Au fil des ans, le portefeuille d'investissements du Fonds s'est passablement étoffé. L'institution est aujourd'hui partenaire de plus de 2000 entreprises dans 25 secteurs d'activité et c'est encore son équipe de spécialistes de l'investissement qui identifie les opportunités de placement.

«En capital de risque, si tu attends après le téléphone, tu es dans le trouble. Plus de 80% de nos investissements sont le résultat de démarches réalisées par nos équipes.

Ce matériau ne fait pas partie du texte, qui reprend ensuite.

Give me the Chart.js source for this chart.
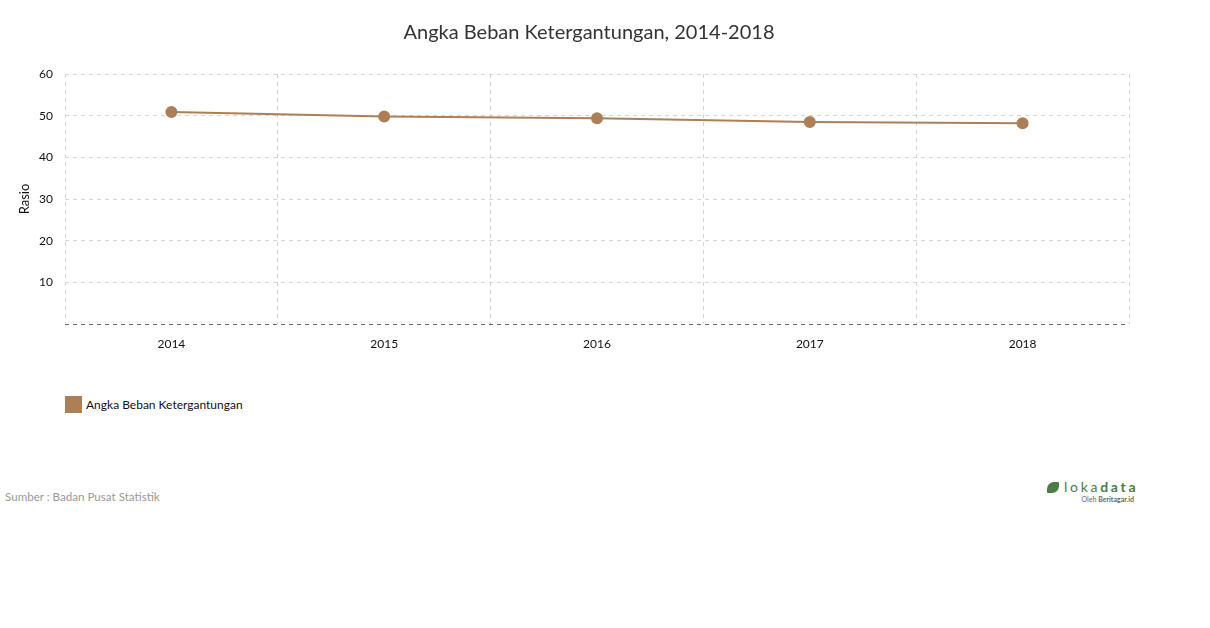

Seulement 20% de nos interventions proviennent d'entreprises en recherche de capital qui nous sollicitent», précise Yvon Bolduc.

Près de 20% des investissements du Fonds sont concentrés dans le secteur des technologies (logiciels, sciences de la vie, jeux vidéo...), mais le fonds est présent dans à peu près tous les domaines de l'activité économique.

Ses investissements récents les plus médiatisés vont de sa participation au rachat du Canadien de Montréal, à la création du groupe Maple qui a racheté la Bourse de Toronto ou au consortium qui va ériger la Tour des Canadiens.

Le Fonds doit régulièrement réviser ses stratégies d'investissement et s'adapter aux nouvelles réalités du marché, c'est ce qu'il a fait notamment dans la foulée de la crise de l'industrie forestière québécoise.

«On est devenus propriétaire de terres forestières, on a financé les scieries qui avaient réussi à passer au travers de la crise et on cible les secteurs porteurs comme la deuxième et troisième transformation avec la firme Chantiers Chibougamau qui produit des structures de bois d'ingénierie.

«On a investi dans le détail avec les quincailleries BME et la production de pâtes à valeur ajoutée en participant avec le groupe Fortress à la transformation des usines de Thurso et de Lebel-sur-Quévillon où on va produire de la pâte cellulosique», explique Yvon Bolduc.

Le PDG du Fonds de solidarité ne peut par ailleurs échapper aux questions et au débat que suscitent les travaux de la commission Charbonneau sur l'industrie de la construction compte tenu de l'importance qu'occupe la FTQ dans ce secteur d'activité.

«La crise a débuté en mars 2009 et déjà en mai de la même année, le conseil d'administration du Fonds a mis en place une gouvernance solide pour nous renforcer. Il y a eu beaucoup d'allégations, mais on n'a jamais transigé avec les entreprises de Catania ou de Borsellino, on a dit n'importe quoi.

«On a changé la structure et la direction du fonds immobilier. On a nommé un comité indépendant d'évaluation des projets. On a resserré les contrôles de vérification diligente et on a resserré la gestion des risques et surtout des risques réputationnels.

«Je ne peux pas agir sur le passé, mais on a agi sur l'avenir. Si on peut juger un équipage à sa capacité d'affronter la tempête, on a une maudite bonne équipe», résume le PDG.